* _Raw data_:
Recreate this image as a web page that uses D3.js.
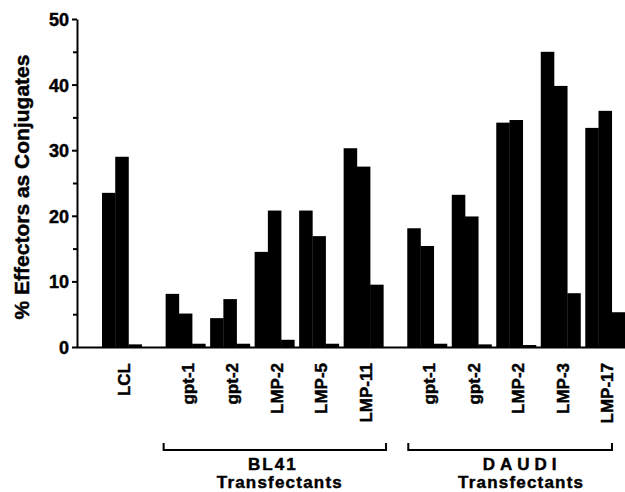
<!DOCTYPE html>
<html>
<head>
<meta charset="utf-8">
<script src="https://cdn.jsdelivr.net/npm/d3@7"></script>
<style>
  body { margin: 0; background: #fff; }
  text { font-family: "Liberation Sans", Arial, Helvetica, sans-serif; font-weight: bold; fill: #000; stroke: #000; stroke-width: 0.45px; }
</style>
</head>
<body>
<div id="chart"></div>
<script>
// data
const categories = ["LCL", "gpt-1", "gpt-2", "LMP-2", "LMP-5", "LMP-11", "gpt-1", "gpt-2", "LMP-2", "LMP-3", "LMP-17"];
const families = ["LCL", "BL41", "BL41", "BL41", "BL41", "BL41", "DAUDI", "DAUDI", "DAUDI", "DAUDI", "DAUDI"];
const series1 = [23.5, 8.1, 4.4, 14.5, 20.8, 30.3, 18.1, 23.2, 34.2, 45.0, 33.4];
const series2 = [29.0, 5.1, 7.3, 20.8, 16.9, 27.5, 15.4, 19.9, 34.6, 39.8, 36.0];
const series3 = [0.4, 0.5, 0.5, 1.1, 0.5, 9.5, 0.5, 0.4, 0.3, 8.2, 5.3];
const yTicks = [0, 10, 20, 30, 40, 50];
const yMinorTicks = [5, 15, 25, 35, 45];
const groupTitles = [
    { family: "BL41", lines: ["BL41", "Transfectants"] },
    { family: "DAUDI", lines: ["DAUDI", "Transfectants"] }
];

const width = 625, height = 492;
const axisX = 77;
const firstX = 102, step = 44.5, familyGap = 0.43;
const groupW = 39.7;

const svg = d3.select("#chart").append("svg")
    .attr("width", width)
    .attr("height", height);

// slot index with extra space between families
let slots = [];
let gaps = 0;
categories.forEach((c, i) => {
    if (i > 0 && families[i] !== families[i - 1]) gaps++;
    slots.push(i + gaps * familyGap);
});
const lastSlot = slots[slots.length - 1];

const x = d3.scaleLinear()
    .domain([0, lastSlot])
    .range([firstX, firstX + step * lastSlot]);

const xInner = d3.scaleBand()
    .domain([0, 1, 2])
    .range([0, groupW]);

const y = d3.scaleLinear()
    .domain([0, 50])
    .range([347, 19]);

// bars
const seriesList = [series1, series2, series3];
const bars = [];
categories.forEach((c, i) => {
    seriesList.forEach((s, k) => bars.push({ i: i, k: k, value: s[i] }));
});

svg.append("g").selectAll("rect")
    .data(bars)
    .join("rect")
    .attr("x", d => x(slots[d.i]) + xInner(d.k))
    .attr("y", d => y(d.value))
    .attr("width", xInner.bandwidth() + 0.3)
    .attr("height", d => y(0) - y(d.value))
    .attr("fill", "#000");

// baseline
svg.append("line")
    .attr("x1", axisX).attr("x2", width)
    .attr("y1", y(0) + 0.5).attr("y2", y(0) + 0.5)
    .attr("stroke", "#000").attr("stroke-width", 2);

// y axis
const yAxis = svg.append("g")
    .attr("transform", `translate(${axisX},0)`)
    .call(d3.axisLeft(y).tickValues(yTicks).tickSize(5).tickSizeOuter(0).tickPadding(3));
yAxis.select(".domain").attr("stroke-width", 2);
yAxis.selectAll(".tick line").attr("stroke-width", 2);
yAxis.selectAll(".tick text")
    .style("font-size", "18px")
    .attr("dy", "0.36em");

const yMinor = svg.append("g")
    .attr("transform", `translate(${axisX},0)`)
    .call(d3.axisLeft(y).tickValues(yMinorTicks).tickSize(4).tickFormat(""));
yMinor.select(".domain").remove();
yMinor.selectAll(".tick line").attr("stroke-width", 2);

// y title
svg.append("text")
    .attr("transform", `translate(29,187) rotate(-90)`)
    .attr("text-anchor", "middle")
    .style("font-size", "21px")
    .text("% Effectors as Conjugates");

// category labels
svg.append("g").selectAll("text")
    .data(categories)
    .join("text")
    .attr("transform", (d, i) => `translate(${x(slots[i]) + groupW / 2 + 2},363) rotate(-90)`)
    .attr("text-anchor", "end")
    .attr("dy", "0.36em")
    .style("font-size", "17px")
    .text(d => d);

// family brackets
const bracketPad = { BL41: [-2, 2.7], DAUDI: [1, -13] };
const textShift = { BL41: [-2, 5], DAUDI: [12, 11] };
const letterSp = { BL41: "2px", DAUDI: "5px" };

groupTitles.forEach(g => {
    const idx = families.map((f, i) => f === g.family ? i : -1).filter(i => i >= 0);
    const x1 = x(slots[idx[0]]) + bracketPad[g.family][0];
    const x2 = x(slots[idx[idx.length - 1]]) + groupW + bracketPad[g.family][1];
    svg.append("path")
        .attr("d", `M${x1},443 V450 H${x2} V443`)
        .attr("fill", "none")
        .attr("stroke", "#000")
        .attr("stroke-width", 2);
    const cx = (x1 + x2) / 2;
    svg.append("text")
        .attr("x", cx + textShift[g.family][0])
        .attr("y", 470)
        .attr("text-anchor", "middle")
        .style("font-size", "17px")
        .style("letter-spacing", letterSp[g.family])
        .text(g.lines[0]);
    svg.append("text")
        .attr("x", cx + textShift[g.family][1])
        .attr("y", 488)
        .attr("text-anchor", "middle")
        .style("font-size", "17px")
        .style("letter-spacing", "1.2px")
        .text(g.lines[1]);
});
</script>
</body>
</html>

* _Short problem_:
Reproduce the full listing faithfully, but do not carry over any pictures.

* _Written answer_:
Recreate this image as a web page that uses D3.js.
<!DOCTYPE html>
<html>
<head>
<meta charset="utf-8">
<script src="https://cdn.jsdelivr.net/npm/d3@7"></script>
<style>
  body { margin: 0; background: #fff; }
  text { font-family: "Liberation Sans", Arial, Helvetica, sans-serif; font-weight: bold; fill: #000; stroke: #000; stroke-width: 0.45px; }
</style>
</head>
<body>
<div id="chart"></div>
<script>
// data
const categories = ["LCL", "gpt-1", "gpt-2", "LMP-2", "LMP-5", "LMP-11", "gpt-1", "gpt-2", "LMP-2", "LMP-3", "LMP-17"];
const families = ["LCL", "BL41", "BL41", "BL41", "BL41", "BL41", "DAUDI", "DAUDI", "DAUDI", "DAUDI", "DAUDI"];
const series1 = [23.5, 8.1, 4.4, 14.5, 20.8, 30.3, 18.1, 23.2, 34.2, 45.0, 33.4];
const series2 = [29.0, 5.1, 7.3, 20.8, 16.9, 27.5, 15.4, 19.9, 34.6, 39.8, 36.0];
const series3 = [0.4, 0.5, 0.5, 1.1, 0.5, 9.5, 0.5, 0.4, 0.3, 8.2, 5.3];
const yTicks = [0, 10, 20, 30, 40, 50];
const yMinorTicks = [5, 15, 25, 35, 45];
const groupTitles = [
    { family: "BL41", lines: ["BL41", "Transfectants"] },
    { family: "DAUDI", lines: ["DAUDI", "Transfectants"] }
];

const width = 625, height = 492;
const axisX = 77;
const firstX = 102, step = 44.5, familyGap = 0.43;
const groupW = 39.7;

const svg = d3.select("#chart").append("svg")
    .attr("width", width)
    .attr("height", height);

// slot index with extra space between families
let slots = [];
let gaps = 0;
categories.forEach((c, i) => {
    if (i > 0 && families[i] !== families[i - 1]) gaps++;
    slots.push(i + gaps * familyGap);
});
const lastSlot = slots[slots.length - 1];

const x = d3.scaleLinear()
    .domain([0, lastSlot])
    .range([firstX, firstX + step * lastSlot]);

const xInner = d3.scaleBand()
    .domain([0, 1, 2])
    .range([0, groupW]);

const y = d3.scaleLinear()
    .domain([0, 50])
    .range([347, 19]);

// bars
const seriesList = [series1, series2, series3];
const bars = [];
categories.forEach((c, i) => {
    seriesList.forEach((s, k) => bars.push({ i: i, k: k, value: s[i] }));
});

svg.append("g").selectAll("rect")
    .data(bars)
    .join("rect")
    .attr("x", d => x(slots[d.i]) + xInner(d.k))
    .attr("y", d => y(d.value))
    .attr("width", xInner.bandwidth() + 0.3)
    .attr("height", d => y(0) - y(d.value))
    .attr("fill", "#000");

// baseline
svg.append("line")
    .attr("x1", axisX).attr("x2", width)
    .attr("y1", y(0) + 0.5).attr("y2", y(0) + 0.5)
    .attr("stroke", "#000").attr("stroke-width", 2);

// y axis
const yAxis = svg.append("g")
    .attr("transform", `translate(${axisX},0)`)
    .call(d3.axisLeft(y).tickValues(yTicks).tickSize(5).tickSizeOuter(0).tickPadding(3));
yAxis.select(".domain").attr("stroke-width", 2);
yAxis.selectAll(".tick line").attr("stroke-width", 2);
yAxis.selectAll(".tick text")
    .style("font-size", "18px")
    .attr("dy", "0.36em");

const yMinor = svg.append("g")
    .attr("transform", `translate(${axisX},0)`)
    .call(d3.axisLeft(y).tickValues(yMinorTicks).tickSize(4).tickFormat(""));
yMinor.select(".domain").remove();
yMinor.selectAll(".tick line").attr("stroke-width", 2);

// y title
svg.append("text")
    .attr("transform", `translate(29,187) rotate(-90)`)
    .attr("text-anchor", "middle")
    .style("font-size", "21px")
    .text("% Effectors as Conjugates");

// category labels
svg.append("g").selectAll("text")
    .data(categories)
    .join("text")
    .attr("transform", (d, i) => `translate(${x(slots[i]) + groupW / 2 + 2},363) rotate(-90)`)
    .attr("text-anchor", "end")
    .attr("dy", "0.36em")
    .style("font-size", "17px")
    .text(d => d);

// family brackets
const bracketPad = { BL41: [-2, 2.7], DAUDI: [1, -13] };
const textShift = { BL41: [-2, 5], DAUDI: [12, 11] };
const letterSp = { BL41: "2px", DAUDI: "5px" };

groupTitles.forEach(g => {
    const idx = families.map((f, i) => f === g.family ? i : -1).filter(i => i >= 0);
    const x1 = x(slots[idx[0]]) + bracketPad[g.family][0];
    const x2 = x(slots[idx[idx.length - 1]]) + groupW + bracketPad[g.family][1];
    svg.append("path")
        .attr("d", `M${x1},443 V450 H${x2} V443`)
        .attr("fill", "none")
        .attr("stroke", "#000")
        .attr("stroke-width", 2);
    const cx = (x1 + x2) / 2;
    svg.append("text")
        .attr("x", cx + textShift[g.family][0])
        .attr("y", 470)
        .attr("text-anchor", "middle")
        .style("font-size", "17px")
        .style("letter-spacing", letterSp[g.family])
        .text(g.lines[0]);
    svg.append("text")
        .attr("x", cx + textShift[g.family][1])
        .attr("y", 488)
        .attr("text-anchor", "middle")
        .style("font-size", "17px")
        .style("letter-spacing", "1.2px")
        .text(g.lines[1]);
});
</script>
</body>
</html>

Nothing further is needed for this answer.